Kalau jujur, okelah.
Bisakah aku dibilang jujur bila sebenarnya beberapa kali kubohongi mantan pacar dan suamiku dulu.
Rasanya bahkan ada mantan yang tidak tahu rumahku, mereka tahunya aku tinggal di Kramat Jati rumah budeku, atau di Gudang air, Cijantung rumah buleku.
Biasanya dengan wajah sedih aku selalu bilang bahwa aku ‘ngenger’ atau numpang dengan keluarga karena orang tuaku tiggal di Serang, Banten. 
Si pemain PSSI itu bahkan memboyong tim sepakbolanya kekampung buleku untuk pertandingan persahabatan karena mengiraku tinggal disana.
Kalau dipikir2 hanya masalah keuangan saja rasanya aku baru jujur 100 %.
Mungkin karena aku benar2 berpegangan pada entah hadist atau sunnah nabi aku lupa, agar hanya memakan uang halal dan membiasakan tangan diatas.  
Jadi walau si semprul memegang keuangan Yayasan, aku tak pernah meminta lebih dari gajinya, aku bahkan tak pernah protes walau dia tak pernah mengambil uang lemburnya.
Aku selalu melarang sales2ku menerima apalagi meminta uang atau barang dari debitur. 
Jaman dulu, saat belum ada Good Corporate Governance aku juga berusaha untuk tidak mau menerima uang dari debitur, kecuali dipaksa.

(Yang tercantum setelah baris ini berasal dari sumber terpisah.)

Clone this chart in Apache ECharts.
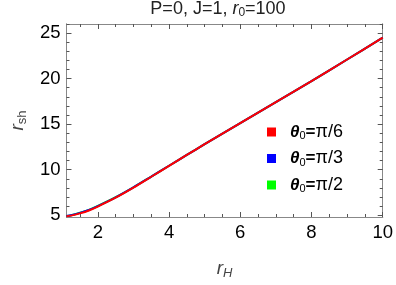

Sebagai orang yang mengerti hukum, sangat mengerti malah mengingat saking  lamanya aku kuliah di fakultas hukum dan tidak lulus2, dalam kehidupan nyata aku benar2 mematuhi hukum.
Sayangnya batas kesabaranku hanya setipis benang.
Bila kutemui ketidak nyamanan menyangkut hukum dan peraturan, otak kriminalku langsung menunjukkan jalan keluar.
Dan itu bukan hanya sekali atau dua kali saja.
Saat mengurus perceraianku dengan si semprul umpamanya.
Setiap kali aku sudah susah payah mengajukan gugat cerai, didalam ruang sidang, didepan hakim si semprul dengan muka memelas mengakui masih mencintai.
Karuan saja sang hakim memerintahkan mediasi, padahal apa yang dimediasi lha aku sudah menikah lagi walau secara siri dan si semprul tahu itu.
Si semprul memang sengaja menggantungkan perceraianku dengannya.
Berkali2 aku “nembak” KTP agar bisa bercerai didaerah lain, berkali2 aku mengajukan gugatan, semua diperintahkan untuk mediasi atau si semprul ingin rujuk.
Menurut peraturan saat itu, gugatan cerai baru bisa dilakukan lagi di PA yang sama setelah 6 bulan.
Berkas2 pun baru bisa diambil setelah 6 bulan

Di PA Cibinong bahkan sudah diputuskan cerai, tapi saat ikrar talak si semprul emoh datang.
Total saat itu aku punya 5 KTP untuk mengurus gugat cerai, KTP Jakarta pusat, Jakarta utara, Jakarta timur, Cilodong dan Sentul.
Jaman belum ada E KTP membuat KTP itu mudah sekali, cukup dengan rp. 250 ribu sudah bisa lengkap dengan KKnya sekalian.
Saking kesalnya digantung2 akhirnya kutempuh jalan terakhir.
Ku buatkan KTP Sentul untuk si semprul, kuajukan gugat cerai dengan KTP Jakarta timurku ke PA Jakarta timur.
Panggilan pengadilan buat si semprul jatuh ke alamat rumahku di Sentul.
Sampai akhir, sidang cerai berjalan lancar tanpa kehadiran si semprul, dia bahkan tak tahu ada sidang cerai.
Saat sudah kuperoleh surat cerai, kukirim copynya ke alamat kantornya.
Bayangkan 3 tahun dan 76 juta sudah habis buat sogok sana sogok sini tapi tetap gagal, dengan bantuan tipu2 baru semuanya selesai.
Saat semuanya tuntas, aku bahkan tak sempat merasa berdosa saking sudah kesalnya dipermainkan dan diulur2 oleh si semprul. 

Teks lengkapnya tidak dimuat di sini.